In questa lista unitaria è rilevante la presenza del Prc

«Certamente, sia dal punto di vista quantitativo che qualitativo. Si tratta di compagne e compagni che sono conosciuti per come si spendono nelle proprie attività. Qui a Palermo abbiamo candidato Matusa Battaglia che svolge lavoro sociale nel quartiere Zen e Giusi Ustica, una psicoterapeuta, inoltre Angelo Campagna. A Catania abbiamo il segretario provinciale, Pierpaolo Montalto e Luca Gangemi, ex segretario regionale e con esperienza istituzionale provata, a Enna, Nella Benintende molto attiva nel mondo della scuola, ad Agrigento Stefano Sghembi che ha lasciato il Pd e che vive nella nostra base rossa di Favara. A Messina il candidato dell’FdS è Santagati,che proviene dalla Cgil, ma c’è anche Sturniolo, che entra in quota Prc per il movimento No Ponte. A Trapani, Carmelina Atria, è la sola nostra candidata, e Siracusa si espone la compagna Piccione. Sono in strada e sicuramente ho involontariamente omesso altri compagni e compagne, ma in realtà in Sicilia si sta costruendo un partito forte e capace di riaggregare, con molti giovani e che ci fa ben sperare anche per il futuro».

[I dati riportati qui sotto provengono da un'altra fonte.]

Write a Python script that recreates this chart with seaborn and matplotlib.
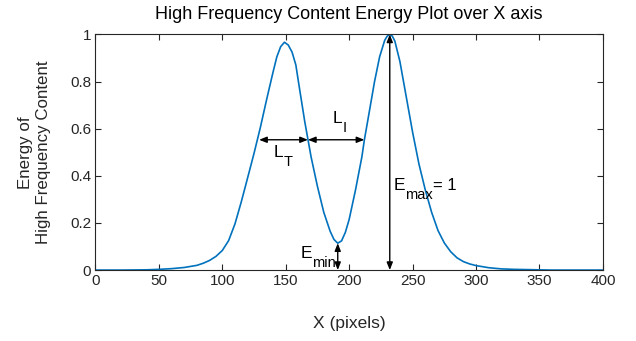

La destra invece è frastagliata e distrutta o ha scelto di non farsi carico del disavanzo pubblico, di oltre 6 miliardi.?

«E’ vero che non ci sono risorse da poter gestire e sistemare. Un peso enorme per la nuova giunta che non potrà spartirsi la torta. Ma anche qui si sente la fine della spinta propulsiva berlusconiana. Se uomini come Granata e Zamparini, che appoggiavano la coalizione che sostiene Micciché hanno cambiato posizione, qualcosa significa. Il primo sembra orientarsi verso Crocetta, il secondo verso l’altro candidato di destra, Musumeci. Insomma ci sono rotture e nuove alleanze sintomo di un contesto di crisi. Si tratta della cartina di tornasole di una situazione critica per il centro destra molto più complessiva».

Ora è molto sponsorizzato il “fenomeno Grillo” che riempie le piazze. Sovrastimato?

«Noi siamo un laboratorio anche per capire il quadro nazionale in maniera più completa e non solo per sondaggi. Anche nella scorsa tornata elettorale amministrativa Grillo è venuto, e ha preso meno voti di noi, non eleggendo neanche un consigliere. Oggi gode di maggiore visibilità. C’è un atteggiamento di supporter e fiancheggiatori anche nei grandi sistemi mediatici che non comprendo. Di fatto le piazze in cui passa sono strapiene. A differenza che in passato, oggi molti affermano che lo voteranno, ma il suo è un movimento trasversale il cui serbatoio è soprattutto nel centro destra. Non trascura nei suoi comizi battute accattivanti sulla mafia e che parlano soprattutto alla pancia del paese ma non esprime alcuna idea concreta. Non c’è nei suoi discorsi un progetto, non parla di privatizzazioni, dei problemi contingenti. In un suo comizio il candidato ha affermato di giocare sui programmi altrui e sulla denuncia delle tante schifezze. Raccoglierà una parte del voto di protesta ma non credo nelle affermazioni dei sondaggi. Come diceva Nenni, è facile che a piazze piene corrispondano urne vuote

Noi potremmo rappresentare la differenza?

«Stiamo battendo ogni paesino per questo, per far capire che esiste una politica di alternativa e una possibilità di cambiamento delle vite individuali e della collettività. Ce la combattiamo fino alla fine».